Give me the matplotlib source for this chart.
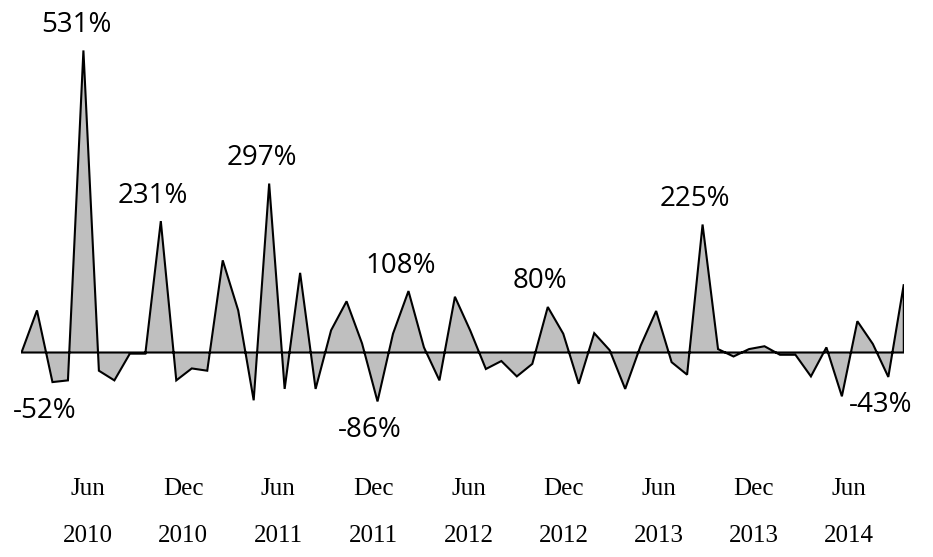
import numpy as np
import matplotlib
matplotlib.use("Agg")
import matplotlib.pyplot as plt

# monthly % change
values = [0, 74, -52, -49, 531, -32, -49, -2, -2, 231,
          -49, -28, -32, 162, 74, -84, 297, -64, 140, -64,
          39, 90, 16, -86, 33, 108, 9, -49, 98, 38,
          -29, -15, -42, -20, 80, 33, -55, 34, 4, -64,
          12, 73, -17, -39, 225, 6, -7, 6, 11, -4,
          -4, -42, 9, -77, 55, 15, -43, 120]

# which points get a value label
labelled = [4, 2, 9, 16, 23, 25, 34, 44, 56]

tick_labels = ["Jun\n2010", "Dec\n2010", "Jun\n2011", "Dec\n2011", "Jun\n2012",
               "Dec\n2012", "Jun\n2013", "Dec\n2013", "Jun\n2014"]

x = np.arange(len(values))
y = np.array(values)

fig = plt.figure(figsize=(9.33, 5.57), dpi=100)
ax = fig.add_axes([21 / 933, 0.2659, 882.3 / 933, 0.6741])

# area with black outline (incl. baseline), like the excel area chart
poly = ax.fill_between(x, y, 0, facecolor="#BFBFBF", edgecolor="black", linewidth=1.5)
poly.set_joinstyle("miter")

for i in labelled:
    v = values[i]
    if v > 0:
        off = (-7, 18)
    else:
        off = (7 if i == len(values) - 1 else -7, -36)
    ax.annotate(f"{v}%", (x[i], v), xytext=off, textcoords="offset pixels",
                ha="center", va="baseline", fontsize=20, family="Open Sans")

ax.set_xlim(0, len(values) - 1)
ax.set_ylim(-100, 560)

tick_pos = 4.33 + 6.145 * np.arange(len(tick_labels))
ax.set_xticks(tick_pos)
ax.set_xticklabels(tick_labels, family="Liberation Serif", fontsize=18,
                   linespacing=2.45)
ax.tick_params(axis="x", length=0, pad=50)
ax.set_yticks([])
for s in ax.spines.values():
    s.set_visible(False)

fig.savefig("out.png", dpi=100)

**STATED TASK:**
Please take the lines from the beginning of the data above through the line holding "y = np.array(values)" and transcribe them exactly, without any pictures.

**SOLVED PROBLEM:**
Give me the matplotlib source for this chart.
import numpy as np
import matplotlib
matplotlib.use("Agg")
import matplotlib.pyplot as plt

# monthly % change
values = [0, 74, -52, -49, 531, -32, -49, -2, -2, 231,
          -49, -28, -32, 162, 74, -84, 297, -64, 140, -64,
          39, 90, 16, -86, 33, 108, 9, -49, 98, 38,
          -29, -15, -42, -20, 80, 33, -55, 34, 4, -64,
          12, 73, -17, -39, 225, 6, -7, 6, 11, -4,
          -4, -42, 9, -77, 55, 15, -43, 120]

# which points get a value label
labelled = [4, 2, 9, 16, 23, 25, 34, 44, 56]

tick_labels = ["Jun\n2010", "Dec\n2010", "Jun\n2011", "Dec\n2011", "Jun\n2012",
               "Dec\n2012", "Jun\n2013", "Dec\n2013", "Jun\n2014"]

x = np.arange(len(values))
y = np.array(values)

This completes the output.